### EXERCISE MATERIAL
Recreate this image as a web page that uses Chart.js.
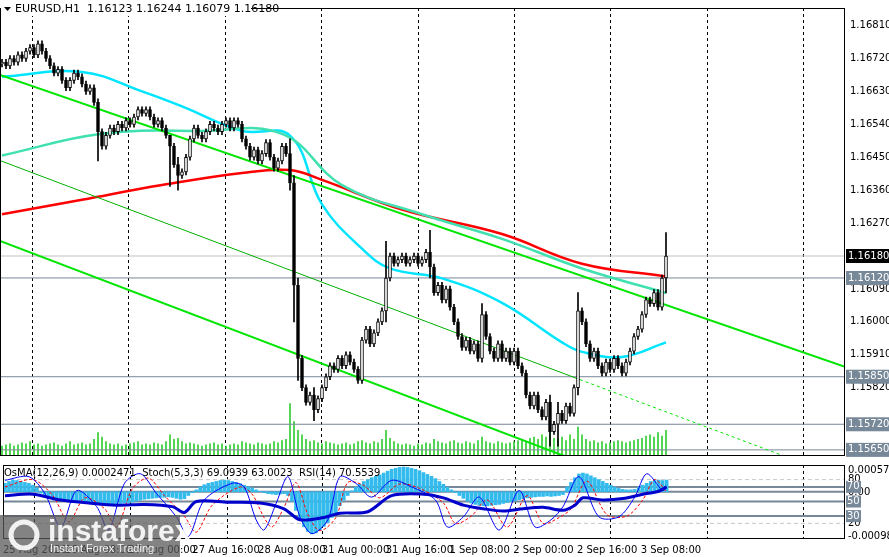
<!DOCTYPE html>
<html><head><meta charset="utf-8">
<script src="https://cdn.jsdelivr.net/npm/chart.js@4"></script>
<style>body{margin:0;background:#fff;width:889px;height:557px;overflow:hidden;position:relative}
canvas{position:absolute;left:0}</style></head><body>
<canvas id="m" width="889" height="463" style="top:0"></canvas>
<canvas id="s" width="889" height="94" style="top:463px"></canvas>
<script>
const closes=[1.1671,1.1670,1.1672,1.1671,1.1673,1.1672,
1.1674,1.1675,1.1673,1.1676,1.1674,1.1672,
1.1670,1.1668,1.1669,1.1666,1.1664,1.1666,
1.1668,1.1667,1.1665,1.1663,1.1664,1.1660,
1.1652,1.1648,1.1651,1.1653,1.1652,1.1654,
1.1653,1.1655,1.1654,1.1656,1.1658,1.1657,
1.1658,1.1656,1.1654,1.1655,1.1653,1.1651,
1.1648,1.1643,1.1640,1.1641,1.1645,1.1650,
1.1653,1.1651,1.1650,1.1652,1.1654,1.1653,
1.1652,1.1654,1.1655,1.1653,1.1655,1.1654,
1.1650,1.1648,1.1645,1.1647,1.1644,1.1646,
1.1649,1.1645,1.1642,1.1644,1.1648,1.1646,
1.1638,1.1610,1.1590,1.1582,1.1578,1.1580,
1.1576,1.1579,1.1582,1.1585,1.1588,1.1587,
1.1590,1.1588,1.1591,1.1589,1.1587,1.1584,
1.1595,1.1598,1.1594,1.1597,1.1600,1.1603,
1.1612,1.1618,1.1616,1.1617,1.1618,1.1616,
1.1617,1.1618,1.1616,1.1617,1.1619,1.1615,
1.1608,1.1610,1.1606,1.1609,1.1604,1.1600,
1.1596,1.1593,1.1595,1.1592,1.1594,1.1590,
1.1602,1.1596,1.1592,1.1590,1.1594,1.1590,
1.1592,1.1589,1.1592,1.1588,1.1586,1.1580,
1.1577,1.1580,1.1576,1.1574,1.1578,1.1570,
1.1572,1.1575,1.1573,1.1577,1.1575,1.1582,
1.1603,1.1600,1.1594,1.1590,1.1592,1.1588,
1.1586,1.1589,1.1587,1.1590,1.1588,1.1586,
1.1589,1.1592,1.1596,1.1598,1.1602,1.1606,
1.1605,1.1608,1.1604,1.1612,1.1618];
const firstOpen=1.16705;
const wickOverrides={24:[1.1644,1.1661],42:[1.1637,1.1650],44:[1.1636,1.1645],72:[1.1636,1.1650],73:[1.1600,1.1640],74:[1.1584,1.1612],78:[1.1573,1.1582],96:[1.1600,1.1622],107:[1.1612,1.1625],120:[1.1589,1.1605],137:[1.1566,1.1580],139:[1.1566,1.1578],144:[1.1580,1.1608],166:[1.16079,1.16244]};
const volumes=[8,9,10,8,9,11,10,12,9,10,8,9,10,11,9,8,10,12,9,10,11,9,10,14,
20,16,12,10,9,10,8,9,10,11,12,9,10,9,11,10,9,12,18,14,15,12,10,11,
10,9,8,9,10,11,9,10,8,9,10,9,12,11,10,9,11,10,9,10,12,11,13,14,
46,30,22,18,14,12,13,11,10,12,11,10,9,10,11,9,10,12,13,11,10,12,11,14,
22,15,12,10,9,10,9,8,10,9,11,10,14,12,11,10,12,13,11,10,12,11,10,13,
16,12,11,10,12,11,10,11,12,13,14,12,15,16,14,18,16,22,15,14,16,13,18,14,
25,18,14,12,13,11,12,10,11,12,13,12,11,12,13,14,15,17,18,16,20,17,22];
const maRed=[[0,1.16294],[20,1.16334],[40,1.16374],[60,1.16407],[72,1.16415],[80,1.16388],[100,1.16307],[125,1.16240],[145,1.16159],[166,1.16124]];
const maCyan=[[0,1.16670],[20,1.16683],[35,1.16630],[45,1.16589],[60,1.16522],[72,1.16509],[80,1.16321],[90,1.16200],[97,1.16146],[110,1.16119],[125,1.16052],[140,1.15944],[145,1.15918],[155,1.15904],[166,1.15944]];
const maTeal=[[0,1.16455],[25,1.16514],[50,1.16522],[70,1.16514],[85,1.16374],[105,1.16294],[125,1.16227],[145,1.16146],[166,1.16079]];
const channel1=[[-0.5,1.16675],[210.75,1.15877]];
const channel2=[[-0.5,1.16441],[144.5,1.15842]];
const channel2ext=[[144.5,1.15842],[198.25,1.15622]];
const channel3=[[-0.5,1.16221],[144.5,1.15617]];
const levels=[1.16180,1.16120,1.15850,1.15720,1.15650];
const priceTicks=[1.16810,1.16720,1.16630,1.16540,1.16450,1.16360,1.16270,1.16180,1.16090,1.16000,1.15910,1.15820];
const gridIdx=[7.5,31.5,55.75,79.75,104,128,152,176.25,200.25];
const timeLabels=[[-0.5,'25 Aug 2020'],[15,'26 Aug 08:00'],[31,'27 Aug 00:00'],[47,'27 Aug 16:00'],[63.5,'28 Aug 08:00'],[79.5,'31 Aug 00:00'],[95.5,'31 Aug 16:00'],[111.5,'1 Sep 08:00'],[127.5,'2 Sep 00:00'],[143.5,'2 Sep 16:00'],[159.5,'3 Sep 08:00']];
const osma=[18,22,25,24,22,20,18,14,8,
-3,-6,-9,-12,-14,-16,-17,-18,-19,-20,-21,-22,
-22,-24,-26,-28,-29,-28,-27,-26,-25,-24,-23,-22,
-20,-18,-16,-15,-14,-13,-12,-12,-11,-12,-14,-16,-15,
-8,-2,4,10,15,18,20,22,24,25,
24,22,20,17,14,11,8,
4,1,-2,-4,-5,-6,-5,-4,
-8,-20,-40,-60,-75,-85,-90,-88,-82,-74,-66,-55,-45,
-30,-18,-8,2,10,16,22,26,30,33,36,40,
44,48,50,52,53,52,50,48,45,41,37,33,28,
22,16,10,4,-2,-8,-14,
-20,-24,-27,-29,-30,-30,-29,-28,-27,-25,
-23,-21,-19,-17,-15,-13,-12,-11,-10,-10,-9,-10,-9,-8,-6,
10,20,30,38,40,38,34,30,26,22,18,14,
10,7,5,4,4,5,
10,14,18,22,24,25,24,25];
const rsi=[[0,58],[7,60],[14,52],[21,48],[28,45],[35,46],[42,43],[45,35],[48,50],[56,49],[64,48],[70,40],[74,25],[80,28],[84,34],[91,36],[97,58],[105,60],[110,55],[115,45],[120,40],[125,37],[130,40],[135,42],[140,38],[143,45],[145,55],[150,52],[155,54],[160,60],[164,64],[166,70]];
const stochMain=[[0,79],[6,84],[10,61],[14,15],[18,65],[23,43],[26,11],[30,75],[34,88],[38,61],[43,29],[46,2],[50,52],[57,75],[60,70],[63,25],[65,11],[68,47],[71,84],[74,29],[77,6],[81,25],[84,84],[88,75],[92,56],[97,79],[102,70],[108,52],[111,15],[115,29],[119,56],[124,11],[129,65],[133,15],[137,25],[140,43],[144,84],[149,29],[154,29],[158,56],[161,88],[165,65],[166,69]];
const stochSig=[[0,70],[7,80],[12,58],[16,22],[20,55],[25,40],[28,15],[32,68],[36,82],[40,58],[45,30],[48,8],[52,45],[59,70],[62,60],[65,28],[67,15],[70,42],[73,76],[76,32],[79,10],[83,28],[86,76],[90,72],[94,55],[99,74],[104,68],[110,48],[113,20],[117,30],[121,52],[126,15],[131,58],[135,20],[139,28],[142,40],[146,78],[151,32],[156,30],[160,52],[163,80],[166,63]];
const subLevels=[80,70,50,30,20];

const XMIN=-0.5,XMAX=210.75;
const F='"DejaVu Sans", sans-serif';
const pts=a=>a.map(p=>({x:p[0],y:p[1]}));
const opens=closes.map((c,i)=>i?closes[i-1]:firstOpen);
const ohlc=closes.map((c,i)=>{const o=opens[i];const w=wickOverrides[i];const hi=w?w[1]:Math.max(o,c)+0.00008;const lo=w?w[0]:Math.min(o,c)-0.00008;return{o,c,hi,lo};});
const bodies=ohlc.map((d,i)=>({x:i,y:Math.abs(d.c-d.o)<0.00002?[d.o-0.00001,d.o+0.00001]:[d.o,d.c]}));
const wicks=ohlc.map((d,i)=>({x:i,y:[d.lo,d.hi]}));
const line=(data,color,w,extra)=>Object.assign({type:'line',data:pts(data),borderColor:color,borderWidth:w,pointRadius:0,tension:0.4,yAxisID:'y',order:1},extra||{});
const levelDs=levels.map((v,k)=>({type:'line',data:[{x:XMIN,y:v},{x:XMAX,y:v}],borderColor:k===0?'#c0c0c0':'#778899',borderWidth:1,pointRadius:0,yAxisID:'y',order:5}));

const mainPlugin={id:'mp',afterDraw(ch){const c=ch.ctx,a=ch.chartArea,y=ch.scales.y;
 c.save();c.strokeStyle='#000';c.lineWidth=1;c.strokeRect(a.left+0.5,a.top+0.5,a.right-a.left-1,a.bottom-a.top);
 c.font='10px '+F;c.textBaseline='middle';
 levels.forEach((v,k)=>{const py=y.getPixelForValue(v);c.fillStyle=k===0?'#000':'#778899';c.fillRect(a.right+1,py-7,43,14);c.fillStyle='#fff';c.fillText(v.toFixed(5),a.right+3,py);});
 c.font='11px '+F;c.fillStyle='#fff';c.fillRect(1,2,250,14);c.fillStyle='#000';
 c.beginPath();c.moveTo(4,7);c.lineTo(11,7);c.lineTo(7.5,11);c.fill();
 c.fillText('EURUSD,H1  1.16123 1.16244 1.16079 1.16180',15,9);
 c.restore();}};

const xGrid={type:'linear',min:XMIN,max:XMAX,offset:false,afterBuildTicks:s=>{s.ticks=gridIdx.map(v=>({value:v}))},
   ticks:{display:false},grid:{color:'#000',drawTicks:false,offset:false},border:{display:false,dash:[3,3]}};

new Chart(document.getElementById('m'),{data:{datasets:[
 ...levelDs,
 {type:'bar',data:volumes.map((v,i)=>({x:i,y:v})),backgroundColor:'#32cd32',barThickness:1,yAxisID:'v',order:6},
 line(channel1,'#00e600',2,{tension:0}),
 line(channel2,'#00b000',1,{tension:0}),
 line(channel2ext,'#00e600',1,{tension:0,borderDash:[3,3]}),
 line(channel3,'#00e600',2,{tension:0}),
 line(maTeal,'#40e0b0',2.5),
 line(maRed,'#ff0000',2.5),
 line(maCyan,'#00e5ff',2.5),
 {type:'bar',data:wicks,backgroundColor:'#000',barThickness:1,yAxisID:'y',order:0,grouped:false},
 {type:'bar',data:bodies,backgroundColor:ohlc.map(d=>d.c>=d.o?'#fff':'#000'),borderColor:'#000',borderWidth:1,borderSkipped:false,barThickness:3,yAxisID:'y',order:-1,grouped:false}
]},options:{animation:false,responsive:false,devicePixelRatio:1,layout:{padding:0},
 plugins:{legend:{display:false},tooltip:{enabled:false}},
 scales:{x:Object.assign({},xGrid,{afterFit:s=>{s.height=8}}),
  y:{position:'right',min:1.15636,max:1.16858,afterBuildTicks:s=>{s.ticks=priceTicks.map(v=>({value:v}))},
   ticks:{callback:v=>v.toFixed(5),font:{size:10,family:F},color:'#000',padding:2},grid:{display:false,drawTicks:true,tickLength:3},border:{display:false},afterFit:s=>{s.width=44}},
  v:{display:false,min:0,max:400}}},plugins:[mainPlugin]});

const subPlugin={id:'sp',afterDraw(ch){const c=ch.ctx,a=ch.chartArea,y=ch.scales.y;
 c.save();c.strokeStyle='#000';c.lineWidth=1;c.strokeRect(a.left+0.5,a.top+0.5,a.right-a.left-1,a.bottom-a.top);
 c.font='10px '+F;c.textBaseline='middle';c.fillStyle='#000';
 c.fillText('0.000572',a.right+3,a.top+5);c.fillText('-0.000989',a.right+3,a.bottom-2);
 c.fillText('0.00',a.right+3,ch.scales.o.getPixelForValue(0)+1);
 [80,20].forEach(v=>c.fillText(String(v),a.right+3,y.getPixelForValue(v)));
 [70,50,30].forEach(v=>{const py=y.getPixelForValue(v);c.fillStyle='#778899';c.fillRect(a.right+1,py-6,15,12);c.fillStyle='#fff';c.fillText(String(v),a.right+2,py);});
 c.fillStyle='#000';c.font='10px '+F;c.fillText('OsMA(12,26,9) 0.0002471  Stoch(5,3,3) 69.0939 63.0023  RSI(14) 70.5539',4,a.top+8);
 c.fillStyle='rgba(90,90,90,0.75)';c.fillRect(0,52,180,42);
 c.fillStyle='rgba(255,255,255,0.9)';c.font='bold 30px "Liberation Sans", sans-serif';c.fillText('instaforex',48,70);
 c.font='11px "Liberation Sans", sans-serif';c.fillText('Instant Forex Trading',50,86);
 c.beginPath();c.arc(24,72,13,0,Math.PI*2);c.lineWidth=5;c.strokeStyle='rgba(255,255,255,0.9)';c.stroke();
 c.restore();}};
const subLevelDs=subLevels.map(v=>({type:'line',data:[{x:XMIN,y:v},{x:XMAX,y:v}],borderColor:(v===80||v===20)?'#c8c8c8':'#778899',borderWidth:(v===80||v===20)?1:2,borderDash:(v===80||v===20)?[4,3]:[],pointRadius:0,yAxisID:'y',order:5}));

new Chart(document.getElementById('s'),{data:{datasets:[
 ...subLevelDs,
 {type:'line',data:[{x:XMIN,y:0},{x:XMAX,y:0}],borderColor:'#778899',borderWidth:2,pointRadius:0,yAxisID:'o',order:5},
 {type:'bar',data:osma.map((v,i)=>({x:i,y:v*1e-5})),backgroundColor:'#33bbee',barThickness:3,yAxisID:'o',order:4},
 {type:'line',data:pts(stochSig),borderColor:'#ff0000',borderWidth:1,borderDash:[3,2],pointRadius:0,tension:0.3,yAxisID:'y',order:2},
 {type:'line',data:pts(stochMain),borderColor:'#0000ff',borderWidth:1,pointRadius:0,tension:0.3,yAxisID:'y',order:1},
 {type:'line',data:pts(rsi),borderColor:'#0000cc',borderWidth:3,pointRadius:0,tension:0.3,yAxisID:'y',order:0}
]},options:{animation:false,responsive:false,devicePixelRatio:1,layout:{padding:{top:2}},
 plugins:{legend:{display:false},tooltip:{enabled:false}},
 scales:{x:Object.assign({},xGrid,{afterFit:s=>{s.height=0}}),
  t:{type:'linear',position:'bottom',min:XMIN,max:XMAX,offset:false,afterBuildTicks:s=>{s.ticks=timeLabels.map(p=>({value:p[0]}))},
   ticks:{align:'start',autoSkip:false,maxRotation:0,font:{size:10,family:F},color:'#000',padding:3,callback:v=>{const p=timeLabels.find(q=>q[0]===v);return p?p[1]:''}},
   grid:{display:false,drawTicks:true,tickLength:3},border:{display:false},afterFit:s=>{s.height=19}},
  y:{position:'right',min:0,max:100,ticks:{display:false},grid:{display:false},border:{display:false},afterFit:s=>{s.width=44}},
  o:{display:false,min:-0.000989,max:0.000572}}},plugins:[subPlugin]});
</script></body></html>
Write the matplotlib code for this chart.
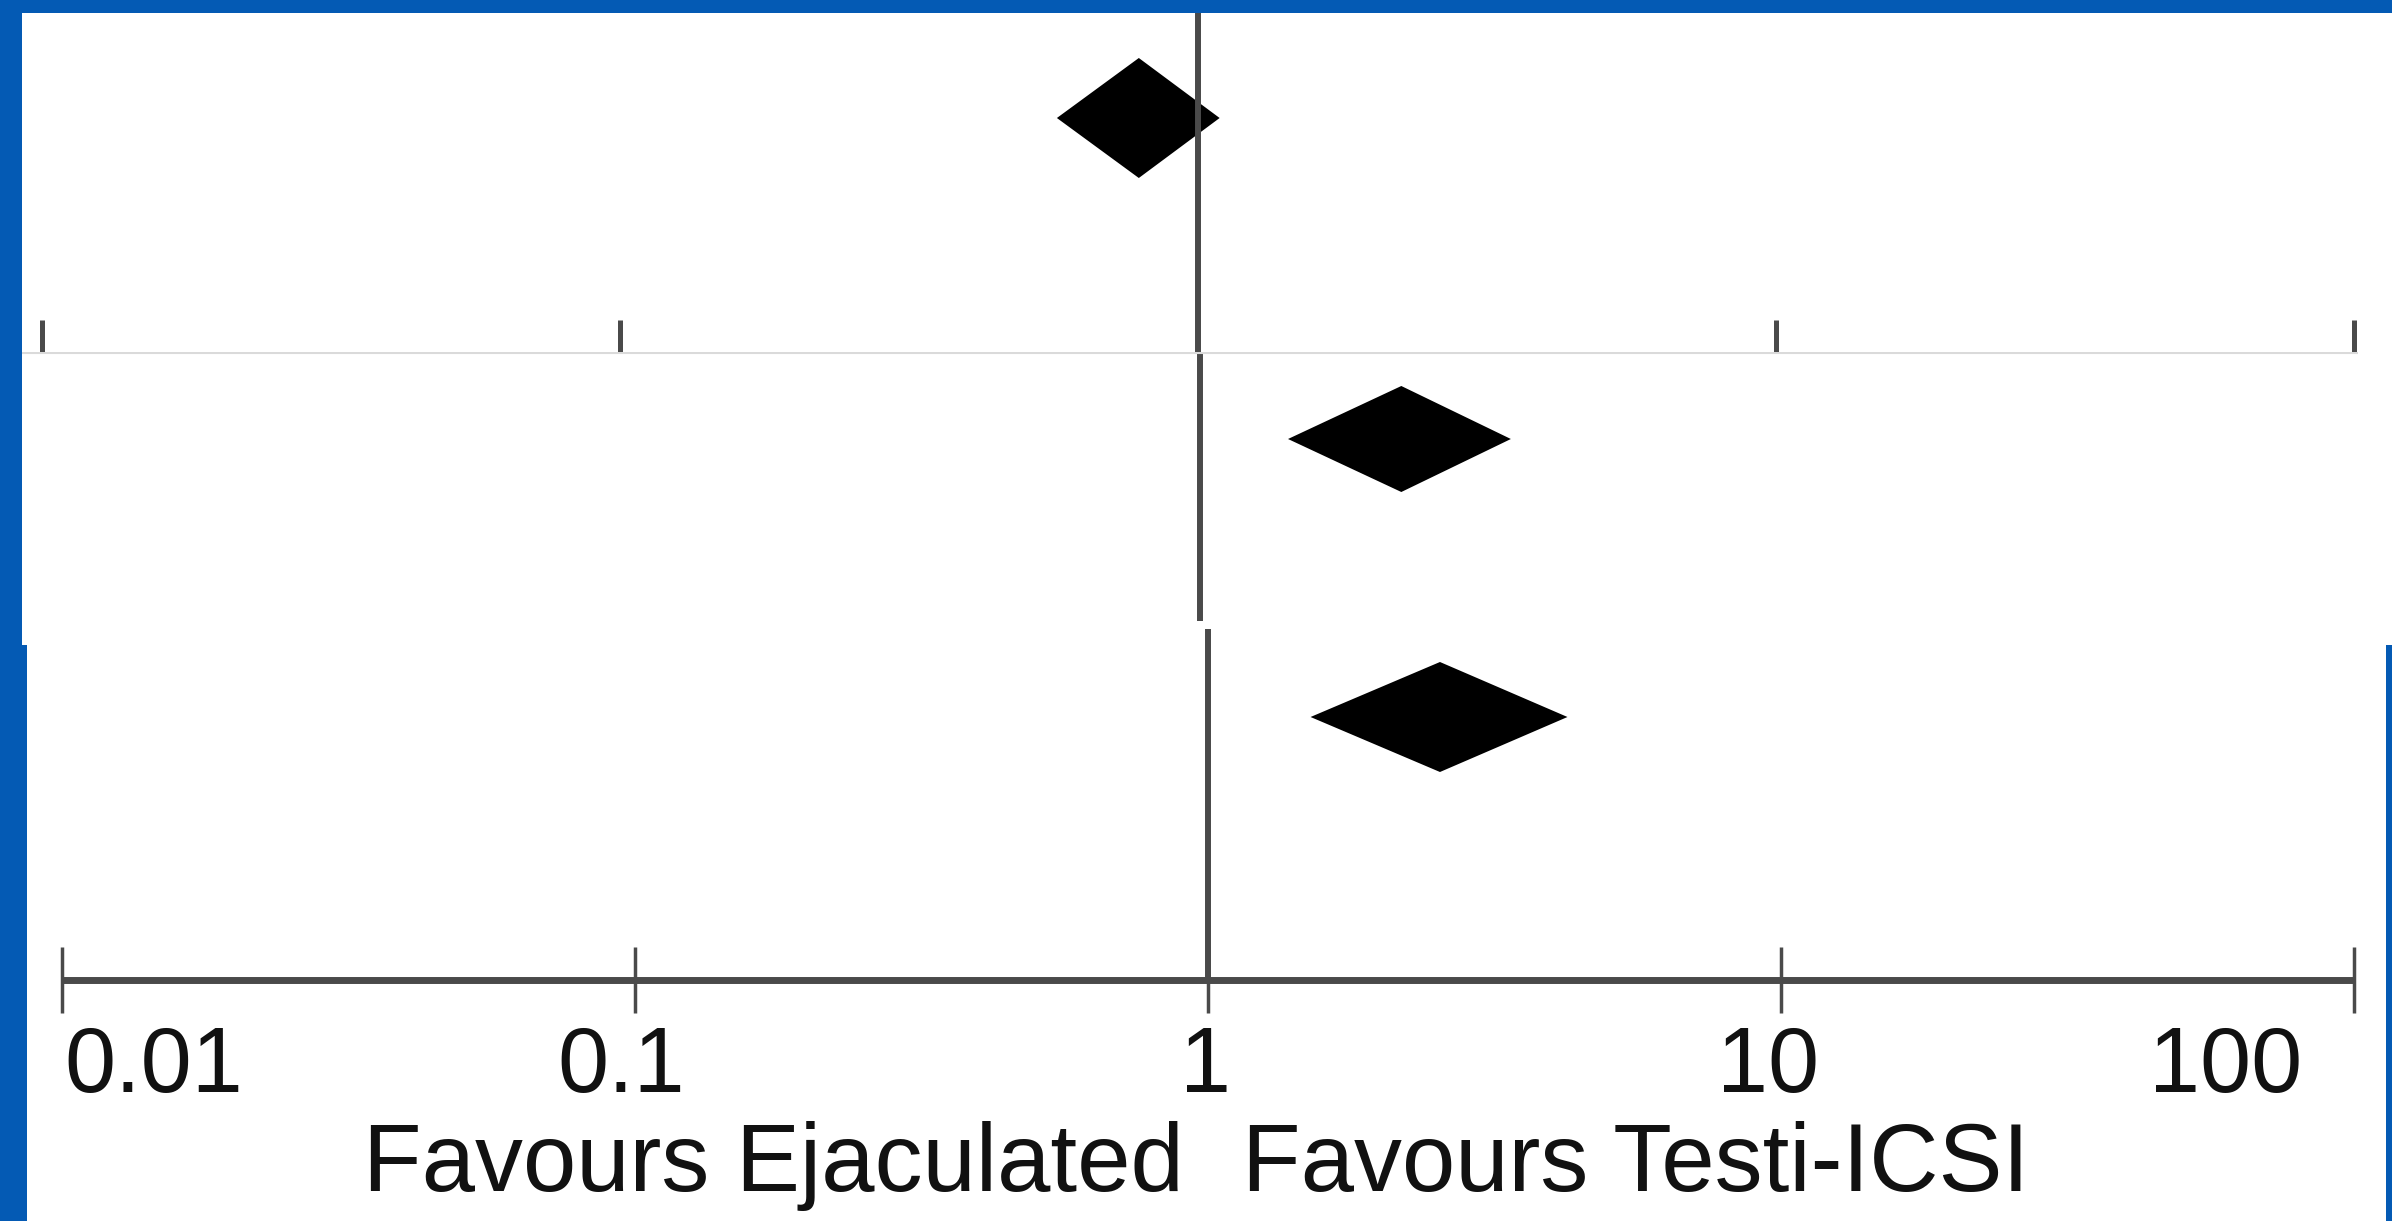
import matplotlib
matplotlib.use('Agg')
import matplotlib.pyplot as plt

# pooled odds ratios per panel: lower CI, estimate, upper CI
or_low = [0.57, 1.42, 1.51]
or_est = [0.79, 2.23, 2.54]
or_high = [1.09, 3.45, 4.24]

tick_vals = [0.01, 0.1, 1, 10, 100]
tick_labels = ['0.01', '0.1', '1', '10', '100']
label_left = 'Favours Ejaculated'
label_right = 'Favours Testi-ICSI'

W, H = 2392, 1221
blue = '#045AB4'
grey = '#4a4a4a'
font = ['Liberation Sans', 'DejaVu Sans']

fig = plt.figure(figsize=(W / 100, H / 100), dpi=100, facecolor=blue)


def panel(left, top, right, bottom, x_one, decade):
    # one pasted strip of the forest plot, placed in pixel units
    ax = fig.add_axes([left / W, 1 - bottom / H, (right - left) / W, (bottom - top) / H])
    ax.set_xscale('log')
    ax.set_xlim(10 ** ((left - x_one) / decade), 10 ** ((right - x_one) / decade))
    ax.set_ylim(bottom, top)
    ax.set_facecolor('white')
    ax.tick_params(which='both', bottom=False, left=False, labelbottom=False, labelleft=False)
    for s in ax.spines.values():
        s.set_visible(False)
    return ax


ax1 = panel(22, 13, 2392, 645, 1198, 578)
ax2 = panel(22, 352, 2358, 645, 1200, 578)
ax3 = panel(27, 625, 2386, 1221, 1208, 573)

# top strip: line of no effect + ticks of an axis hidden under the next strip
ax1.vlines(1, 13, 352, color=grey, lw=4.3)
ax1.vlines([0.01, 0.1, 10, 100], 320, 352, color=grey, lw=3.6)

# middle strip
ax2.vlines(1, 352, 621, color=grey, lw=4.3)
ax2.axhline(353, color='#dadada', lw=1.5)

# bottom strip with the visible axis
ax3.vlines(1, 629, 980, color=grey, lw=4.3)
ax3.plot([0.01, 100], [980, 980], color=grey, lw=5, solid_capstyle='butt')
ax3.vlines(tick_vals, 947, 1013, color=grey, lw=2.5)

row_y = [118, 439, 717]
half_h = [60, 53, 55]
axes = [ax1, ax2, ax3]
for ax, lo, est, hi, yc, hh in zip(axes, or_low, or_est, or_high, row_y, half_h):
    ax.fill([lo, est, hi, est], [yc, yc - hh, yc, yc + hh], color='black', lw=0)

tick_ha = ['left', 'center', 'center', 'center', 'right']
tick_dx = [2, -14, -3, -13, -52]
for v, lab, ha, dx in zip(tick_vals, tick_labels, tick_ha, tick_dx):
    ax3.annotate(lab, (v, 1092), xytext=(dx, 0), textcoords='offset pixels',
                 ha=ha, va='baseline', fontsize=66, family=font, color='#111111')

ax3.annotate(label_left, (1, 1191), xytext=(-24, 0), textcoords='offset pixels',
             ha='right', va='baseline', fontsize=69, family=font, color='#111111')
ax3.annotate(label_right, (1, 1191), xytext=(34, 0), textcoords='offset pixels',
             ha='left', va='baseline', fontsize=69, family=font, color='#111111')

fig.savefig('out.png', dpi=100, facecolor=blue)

### THE PROBLEM
Nothing but the lines from the one containing "Write the matplotlib code for this chart." through the one containing "fig = plt.figure(figsize=(W" should be written out, exactly and with both ends. Pictures are left out.

### THE RESULT
Write the matplotlib code for this chart.
import matplotlib
matplotlib.use('Agg')
import matplotlib.pyplot as plt

# pooled odds ratios per panel: lower CI, estimate, upper CI
or_low = [0.57, 1.42, 1.51]
or_est = [0.79, 2.23, 2.54]
or_high = [1.09, 3.45, 4.24]

tick_vals = [0.01, 0.1, 1, 10, 100]
tick_labels = ['0.01', '0.1', '1', '10', '100']
label_left = 'Favours Ejaculated'
label_right = 'Favours Testi-ICSI'

W, H = 2392, 1221
blue = '#045AB4'
grey = '#4a4a4a'
font = ['Liberation Sans', 'DejaVu Sans']

fig = plt.figure(figsize=(W / 100, H / 100), dpi=100, facecolor=blue)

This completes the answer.